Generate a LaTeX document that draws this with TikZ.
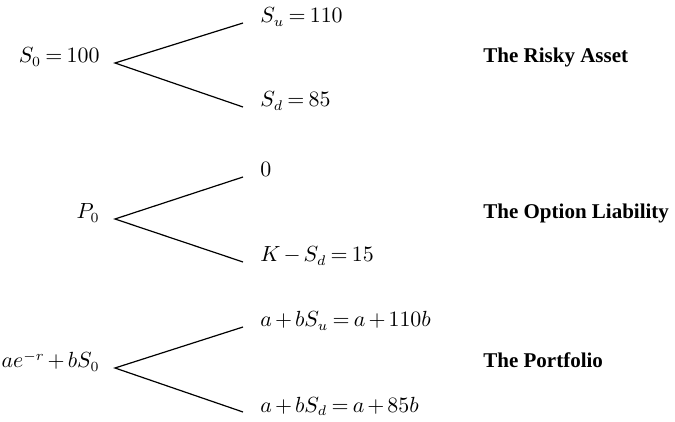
\documentclass[tikz,border=0pt]{standalone}
\usepackage{amsmath}
\usepackage{fontspec}
\setmainfont{Liberation Serif}
\usepackage{tikz}
\usetikzlibrary{positioning}
\thickmuskip=3.5mu
\medmuskip=2.5mu

\begin{document}
\begin{tikzpicture}[
    x=0.5pt, y=-0.5pt,
    every node/.style={font=\fontsize{10.5}{12}\selectfont},
    root/.style={anchor=base east, inner xsep=7.5pt, inner ysep=0pt},
    leaf/.style={anchor=base west, inner xsep=8.5pt, inner ysep=0pt},
    title/.style={anchor=base west, inner sep=0pt, font=\fontsize{10.5}{12}\selectfont\bfseries},
    branch/.style={line width=0.6pt},
]
    \useasboundingbox (0,0) rectangle (675,422);

    % Risky asset
    \node[root] (s0) at (115, 63) {$S_0 = 100$};
    \node[leaf] (su) at (243, 23) {$S_u = 110$};
    \node[leaf] (sd) at (243, 107) {$S_d = 85$};
    \node[title] (asset) at (483, 63) {The Risky Asset};

    % Option liability
    \node[root] (p0) at (115, 219) {$P_0$};
    \node[leaf] (pu) at (243, 177) {$0$};
    \node[leaf] (pd) at (243, 262) {$K - S_d = 15$};
    \node[title] (option) at (483, 219) {The Option Liability};

    % Portfolio
    \node[root] (v0) at (115, 368) {$ae^{-r} + bS_0$};
    \node[leaf] (vu) at (243, 327) {$a + bS_u = a + 110b$};
    \node[leaf] (vd) at (243, 412) {$a + bS_d = a + 85b$};
    \node[title] (portfolio) at (483, 368) {The Portfolio};

    % Branches
    \draw[branch] (su.base west) -- (s0.base east) -- (sd.base west);
    \draw[branch] (pu.base west) -- (p0.base east) -- (pd.base west);
    \draw[branch] (vu.base west) -- (v0.base east) -- (vd.base west);
\end{tikzpicture}
\end{document}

+ + +

__Required task__: Make an exact copy of the lines from the top of the material through the line with "at (483, 219)", pictures excluded.

__Written response__:
Generate a LaTeX document that draws this with TikZ.
\documentclass[tikz,border=0pt]{standalone}
\usepackage{amsmath}
\usepackage{fontspec}
\setmainfont{Liberation Serif}
\usepackage{tikz}
\usetikzlibrary{positioning}
\thickmuskip=3.5mu
\medmuskip=2.5mu

\begin{document}
\begin{tikzpicture}[
    x=0.5pt, y=-0.5pt,
    every node/.style={font=\fontsize{10.5}{12}\selectfont},
    root/.style={anchor=base east, inner xsep=7.5pt, inner ysep=0pt},
    leaf/.style={anchor=base west, inner xsep=8.5pt, inner ysep=0pt},
    title/.style={anchor=base west, inner sep=0pt, font=\fontsize{10.5}{12}\selectfont\bfseries},
    branch/.style={line width=0.6pt},
]
    \useasboundingbox (0,0) rectangle (675,422);

    % Risky asset
    \node[root] (s0) at (115, 63) {$S_0 = 100$};
    \node[leaf] (su) at (243, 23) {$S_u = 110$};
    \node[leaf] (sd) at (243, 107) {$S_d = 85$};
    \node[title] (asset) at (483, 63) {The Risky Asset};

    % Option liability
    \node[root] (p0) at (115, 219) {$P_0$};
    \node[leaf] (pu) at (243, 177) {$0$};
    \node[leaf] (pd) at (243, 262) {$K - S_d = 15$};
    \node[title] (option) at (483, 219) {The Option Liability};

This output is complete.